I think of that time in my life as a turning point. I stopped seeing myself as a victim of things that happened to me, but focused on what I wanted in life. I spent less time moody about where I was, and more time planning how to get where I wanted. I wanted to be healthy. I wanted to be strong. I wanted to have good friends around me who were positive, so I got rid of negative people in my life. I didn’t like my job so I changed it. I tried to accept my family for who they are, not who I wish they were, and let go of baggage from the past.
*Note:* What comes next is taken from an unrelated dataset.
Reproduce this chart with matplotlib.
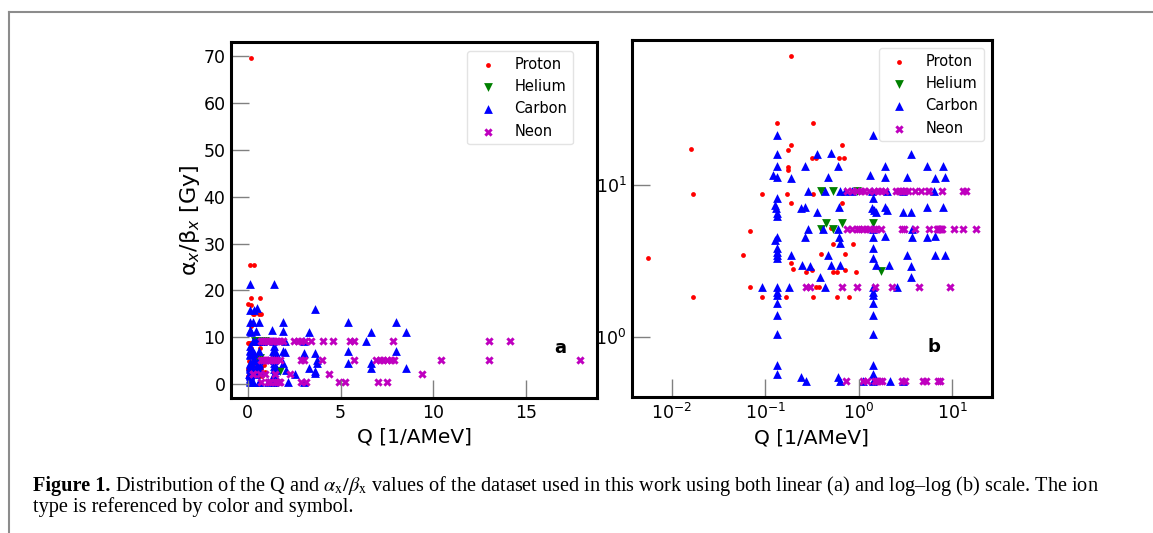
import matplotlib
matplotlib.use('Agg')
import matplotlib.pyplot as plt
from matplotlib.lines import Line2D

# ---------------- data ----------------
proton_q = [0.19, 0.016, 0.017, 0.0056, 0.017, 0.133, 0.328, 0.19, 0.175, 0.175,
            0.175, 0.315, 0.35, 0.61, 0.70, 0.66, 0.17, 0.093, 0.325, 0.19,
            0.67, 0.069, 0.058, 0.069, 0.093, 0.166, 0.328, 0.59, 0.79, 0.19,
            0.20, 0.276, 0.315, 0.53, 0.59, 0.71, 0.93, 0.53, 0.875, 0.40,
            0.71, 0.35, 0.38, 0.50]
proton_ratio = [69.5, 17.1, 8.7, 3.3, 1.83, 25.4, 25.4, 18.3, 16.8, 13.1,
                12.5, 15.0, 15.0, 15.0, 15.0, 18.3, 8.7, 8.7, 8.7, 7.65,
                7.65, 5.0, 3.47, 2.15, 1.83, 1.83, 1.83, 1.83, 1.83, 3.06,
                2.8, 2.7, 2.77, 2.7, 2.7, 2.77, 2.7, 4.08, 4.08, 3.5,
                3.5, 2.13, 2.13, 5.2]

helium_q = [0.40, 0.53, 0.95, 0.40, 0.45, 0.53, 0.67, 1.44, 1.74]
helium_ratio = [9.14, 9.14, 9.14, 5.1, 5.6, 5.1, 5.6, 5.6, 2.74]

carbon_q = [0.133, 1.44,
            0.133, 0.36, 0.50, 3.62,
            0.133, 0.269, 0.60, 1.9, 5.39, 8.0,
            0.121, 0.133, 0.187, 0.47, 1.32, 1.9, 3.28, 6.62, 8.5,
            0.288, 0.436, 0.63, 0.72, 0.85, 1.38, 2.0, 3.02, 6.35,
            0.133, 1.44,
            0.126, 0.130, 0.133, 0.133, 0.244, 0.265, 0.36, 0.617, 1.38, 1.46,
            1.52, 1.9, 2.0, 3.02, 3.62, 5.39, 8.0,
            0.288, 0.417, 0.60, 1.44, 3.72,
            0.133, 0.126, 0.265, 0.617, 1.44, 1.9, 3.72, 5.39, 6.62,
            0.133, 0.133, 0.133, 0.133, 0.187, 0.47, 0.63, 1.44, 1.44, 3.28,
            6.62, 8.5,
            0.25, 0.305, 0.384, 0.50, 0.63, 1.52, 2.09, 3.62, 3.62,
            0.093, 0.133, 0.133, 0.133, 0.18, 0.436, 1.44, 1.44, 1.44, 2.56,
            0.133, 0.133, 0.133, 1.44, 1.44, 1.44,
            0.133, 0.133, 1.44, 1.44,
            0.244, 0.27, 0.60, 0.63, 1.12, 1.44, 2.17, 3.02]
carbon_ratio = [21.3, 21.3,
                15.9, 15.9, 16.2, 16.0,
                13.2, 13.2, 13.2, 13.2, 13.2, 13.2,
                11.6, 11.3, 11.1, 11.3, 11.6, 11.3, 11.2, 11.1, 11.2,
                9.13, 9.13, 9.13, 9.13, 9.13, 9.13, 9.13, 9.13, 9.13,
                8.17, 8.17,
                7.39, 7.03, 6.52, 6.2, 7.03, 7.16, 6.68, 7.16, 7.03, 6.85,
                6.68, 7.16, 6.85, 6.68, 6.68, 7.16, 7.16,
                5.12, 5.12, 5.12, 5.12, 5.12,
                4.52, 4.35, 4.52, 4.52, 4.52, 4.6, 4.52, 4.52, 4.6,
                3.84, 3.65, 3.47, 3.3, 3.47, 3.47, 4.18, 3.84, 3.3, 3.47,
                3.47, 3.47,
                2.98, 2.92, 2.5, 2.98, 2.98, 2.98, 2.98, 2.92, 2.5,
                2.14, 2.14, 1.99, 1.9, 2.14, 2.14, 2.14, 1.99, 1.9, 2.14,
                1.67, 1.4, 1.06, 1.67, 1.4, 1.06,
                0.66, 0.58, 0.66, 0.58,
                0.55, 0.52, 0.55, 0.52, 0.52, 0.52, 0.52, 0.52]

neon_q = [0.75, 0.85, 0.95, 1.05, 1.15, 1.3, 1.45, 1.6, 1.75, 1.9,
          2.5, 2.7, 2.9, 3.1, 3.4, 4.05, 4.6, 5.5, 5.7, 7.8, 13.0, 14.1,
          0.75, 0.85, 0.95, 1.0, 1.1, 1.2, 1.3, 1.45, 1.55, 1.75,
          2.9, 3.05, 4.0, 5.7, 6.9, 7.1, 7.3, 7.5, 7.7, 7.9, 10.4, 13.0, 17.9,
          0.276, 0.30, 0.66, 0.95, 1.5, 2.26, 4.4, 9.4,
          0.74, 1.12, 1.22, 1.5, 1.57, 1.7, 1.77, 2.9, 3.15, 4.9, 5.25, 7.0, 7.5]
neon_ratio = [9.13, 9.13, 9.13, 9.13, 9.13, 9.13, 9.13, 9.13, 9.13, 9.13,
              9.13, 9.13, 9.13, 9.13, 9.13, 9.13, 9.13, 9.13, 9.13, 9.13, 9.13, 9.13,
              5.1, 5.1, 5.1, 5.1, 5.1, 5.1, 5.1, 5.1, 5.1, 5.1,
              5.1, 5.1, 5.1, 5.1, 5.1, 5.1, 5.1, 5.1, 5.1, 5.1, 5.1, 5.1, 5.1,
              2.13, 2.13, 2.13, 2.13, 2.13, 2.13, 2.13, 2.13,
              0.52, 0.52, 0.52, 0.52, 0.52, 0.52, 0.52, 0.52, 0.52, 0.52, 0.52, 0.52, 0.52]

ion_names = ["Proton", "Helium", "Carbon", "Neon"]
x_label = "Q [1/AMeV]"
y_label = "α$_x$/β$_x$ [Gy]"
panel_letters = ["a", "b"]
caption_bold = "Figure 1."
caption_line1 = (r"Distribution of the Q and $\alpha_{\mathrm{x}}/\beta_{\mathrm{x}}$ values of the dataset "
                 r"used in this work using both linear (a) and log–log (b) scale. The ion")
caption_line2 = "type is referenced by color and symbol."

# ---------------- figure ----------------
W, H = 1153, 533
fig = plt.figure(figsize=(W / 100, H / 100), dpi=100)
fig.patch.set_facecolor('white')


def px_axes(l, t, r, b):
    return [l / W, 1 - b / H, (r - l) / W, (b - t) / H]


ax1 = fig.add_axes(px_axes(231, 42, 597, 398))
ax2 = fig.add_axes(px_axes(632, 40, 992, 397))

styles = [
    dict(marker='o', s=12, color='red'),
    dict(marker='v', s=40, color='green'),
    dict(marker='^', s=40, color='blue'),
    dict(marker='X', s=36, color='m'),
]
data = [(proton_q, proton_ratio), (helium_q, helium_ratio),
        (carbon_q, carbon_ratio), (neon_q, neon_ratio)]

for ax in (ax1, ax2):
    for name, (q, r), st in zip(ion_names, data, styles):
        ax.scatter(q, r, label=name, linewidths=0, **st)

ax2.set_xscale('log')
ax2.set_yscale('log')
ax2.minorticks_off()

for ax in (ax1, ax2):
    ax.tick_params(which='major', direction='in', length=13, width=1.0,
                   color='#808080', labelsize=12.5, pad=4)
    for sp in ax.spines.values():
        sp.set_linewidth(2.2)
        sp.set_color('black')
    ax.set_xlabel(x_label, fontsize=14.5, labelpad=4)

ax1.set_ylabel(y_label, fontsize=16, labelpad=1)

ax1.legend(loc='upper right', bbox_to_anchor=(0.934, 0.975), borderaxespad=0,
           fontsize=10.5, edgecolor='#dddddd')
ax2.legend(loc='upper right', bbox_to_anchor=(0.978, 0.978), borderaxespad=0,
           fontsize=10.5, edgecolor='#dddddd')

ax1.text(0.90, 0.14, panel_letters[0], transform=ax1.transAxes, fontsize=13,
         fontweight='bold', ha='center', va='center')
ax2.text(0.84, 0.14, panel_letters[1], transform=ax2.transAxes, fontsize=13,
         fontweight='bold', ha='center', va='center')

# page frame lines
fig.add_artist(Line2D([9 / W, 9 / W], [0, 1 - 12 / H], transform=fig.transFigure,
                      color='#8c8c8c', lw=1.5))
fig.add_artist(Line2D([9 / W, 1], [1 - 12 / H, 1 - 12 / H], transform=fig.transFigure,
                      color='#8c8c8c', lw=1.5))

# caption: fit first line to the reference width
cap_family = 'Liberation Serif'
x0_px, x1_px = 33, 1102
y1 = 1 - 491 / H
y2 = 1 - 512 / H
renderer = fig.canvas.get_renderer()


def draw_caption(fs):
    tb = fig.text(x0_px / W, y1, caption_bold, fontsize=fs, fontweight='bold',
                  family=cap_family, va='baseline')
    bb = tb.get_window_extent(renderer)
    t1 = fig.text((bb.x1 + 0.3 * fs) / W, y1, caption_line1, fontsize=fs,
                  family=cap_family, va='baseline', math_fontfamily='stix')
    t2 = fig.text(x0_px / W, y2, caption_line2, fontsize=fs,
                  family=cap_family, va='baseline')
    return [tb, t1, t2], t1.get_window_extent(renderer).x1


fs0 = 12.5
texts, right = draw_caption(fs0)
for t in texts:
    t.remove()
fs = fs0 * (x1_px - x0_px) / (right - x0_px)
draw_caption(fs)

fig.savefig('out.png', dpi=100)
And here’s the thing. It was like the new mental perspective lifted a weight off my shoulders, and my body started healing. The stretches got my body strong enough to get back into the gym and train, to keep it strong. When things started going well and I put myself in the driver’s seat of life, obstacles felt less overwhelming, and good things, even lucky things, seemed to happen. I still had setbacks, but they were easier to handle, and I had a strong support system around me to help me through tough times. In terms of my health, I also listened to doctors, but rather than following them blindly, I try to be informed. Through my own research, I’ve found alternative and more natural methods of healing that have had great benefits, avoiding the surgery and pills they’ve recommended. Let me tell you, so many plants in nature have healing properties, and so much of medicine is synthesizing what already naturally occurs in nature. We MUST take care of this planet, because this planet produces so much that heals us.

Today I am 40 and in the best shape of my life. I look at those times in my 20s when I was in so much pain as my rock bottom — I was so overwhelmed with pain and negativity that my mental state did as much damage to my body as my injuries did.

Today, I wear whatever I want. I don’t care what people think of the scars on my knees.

When I go to basketball tournaments, I see so many girls have the same ACL scars. I call it the female basketball player’s tattoo. Those scars tell me they have had set backs, they have had dark moments of fear and doubt, but they learned how to heal their bodies, how to trust their bodies again, and they have returned to the court as gladiators.

I see their scars and I instantly know the steel resolve their hearts are made of.

So that’s the story of my scars. What stories do your scars tell?